Student Writers Association

Alumn Brandon Brown holds up open mic sign-up sheet. Photo by Charlotte Renken

Alumn Brandon Brown holds up open mic sign-up sheet. Photo by Charlotte Renken

Snow fell outside the small cozy lounge in Alexis Hall on Feb. 2 as students read at the first Student Writers Association open mic of the spring semester. Each reader is given approximately five minutes to read for an audience of peers a work they are proud of, stumped on or anywhere in between. The smattering of works included a variety of genres, among them: lyric essays, flash fiction, things described as “absurd,” poetry and spoken word. Some pieces are longer, some are shorter and each is in its own stage of development as final drafts or firsts. The atmosphere is lively during the event, occasionally erupting in laughter or falling into reflective silence.

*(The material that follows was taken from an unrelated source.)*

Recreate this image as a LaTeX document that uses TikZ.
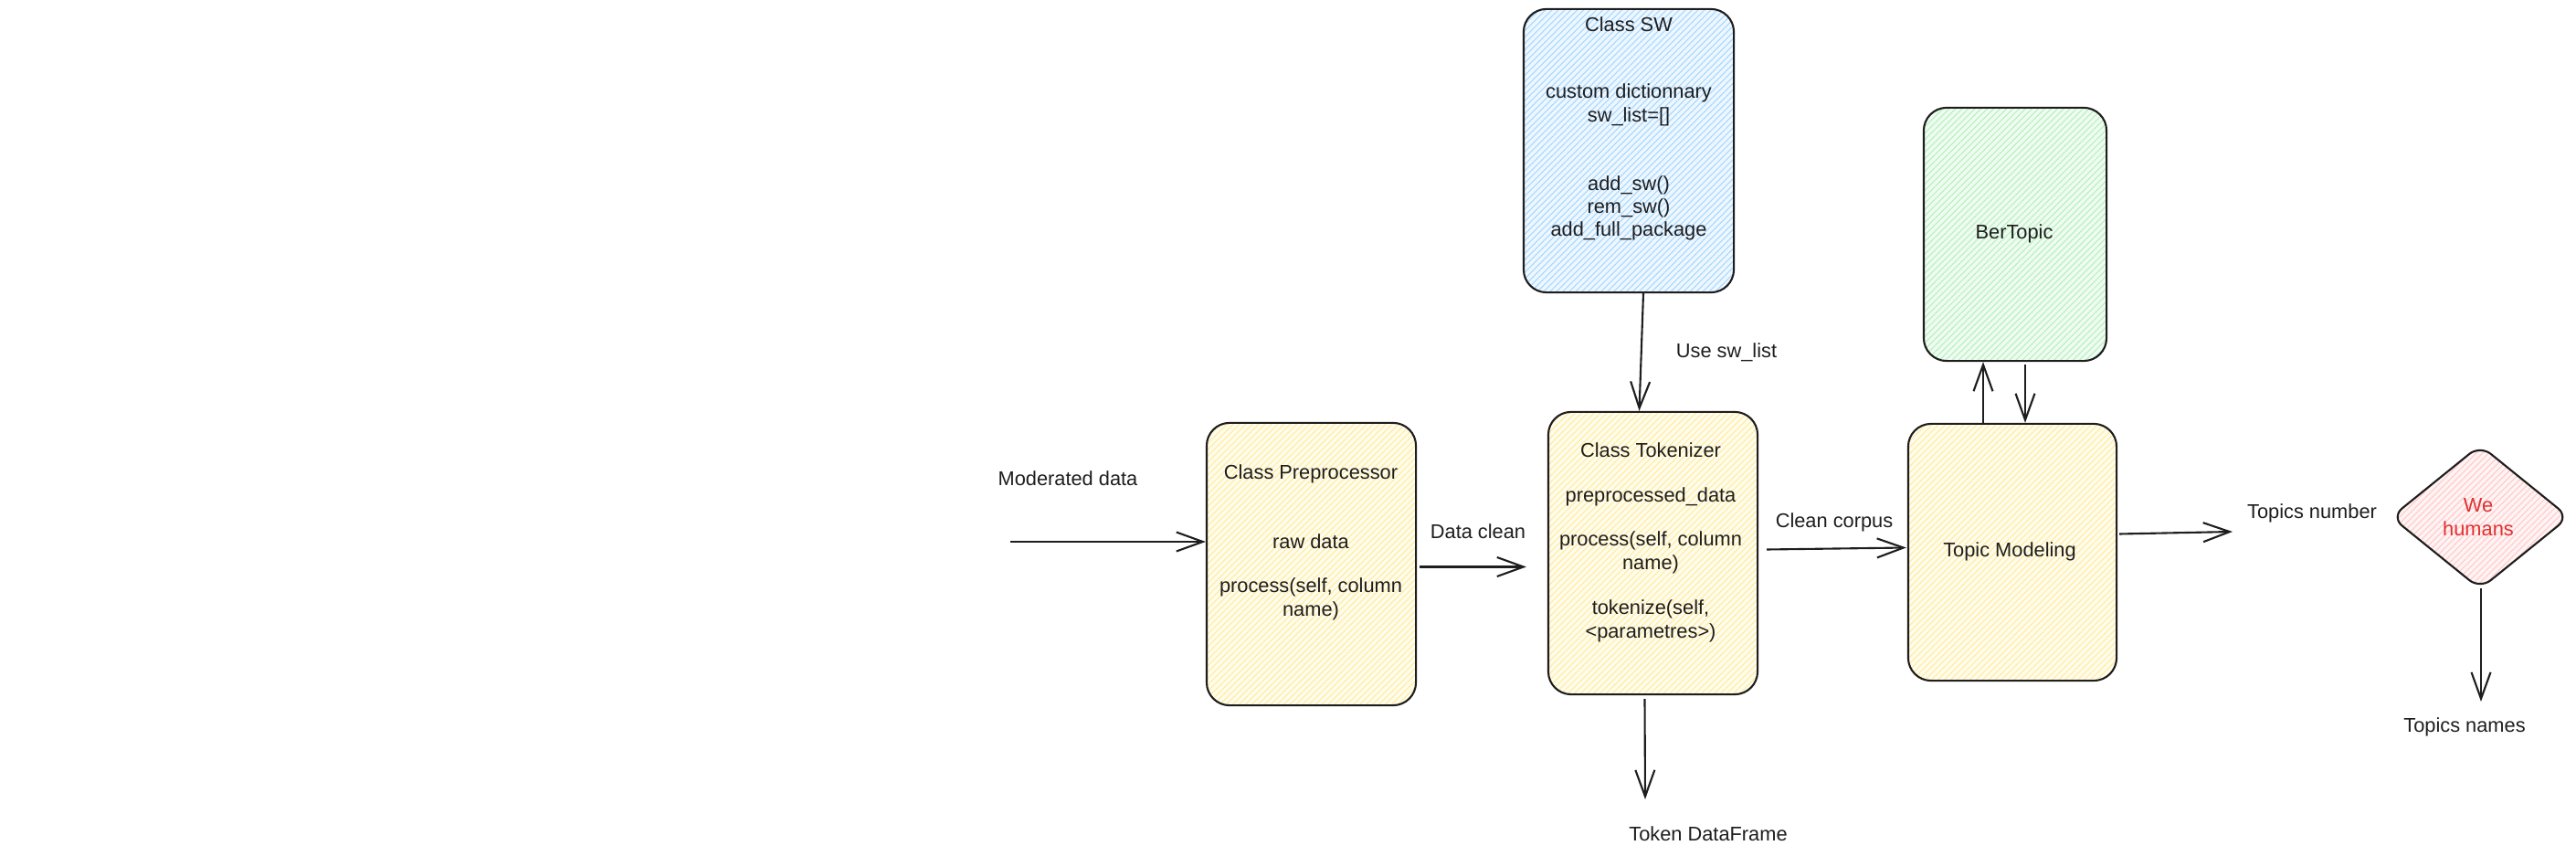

SWA officers Andrew Koss, and Amaya Garza, listen intently. Photo by Charlotte Renken

SWA officers Andrew Koss and Amaya Garza listen intently. Photo by Charlotte Renken

Creative Writing and Literature alumnus Brandon Brown described it as, “part of my routine,” saying, “it’s always good to hear [the piece] out loud.” CWL alumna Leticia Gonzales had a similar perspective. “It’s a great place to test things,” she says, “and it’s always good to read in front of a critical audience.”  SWA Officer Melinda Freudenberger gave a similar response regarding the importance of hearing work aloud, while also noting the open mics establish “a strong community of writers writing stronger work.”

Open mics are periodical for SWA, supplementing regular meetings every Tuesday at 8 p.m. on the first floor in Alexis Hall, unless there is a larger Creative Writing and Literature event. Meetings typically include writing exercises and discussions, as they generate works of flash fiction, poetry or flash nonfiction. The writing exercises this semester are targeted toward the specific theme of “excretions.” “[It] can be a lot of different things, it doesn’t have to be something particularly gross,” Andrew Koss, one of five SWA officers, says in response to the theme. These exercises will be included in SWA’s upcoming print project, a zine called Coffee Spoons, “that will be combining and collecting the work that [SWA attendees] have been writing, including works from the fall semester.” The zine, Koss says, has a tentative release date of May 4 and will be a physical copy of compiled and scanned writing exercises. “We want it to look as DIY as possible,” Freudenberger says.

All SWA events are open to all CWL students and students in other majors interested in writing. “We’ve got a lot of promising new students that come in,” Koss says, “I’m really excited about what I’ve seen thus far.”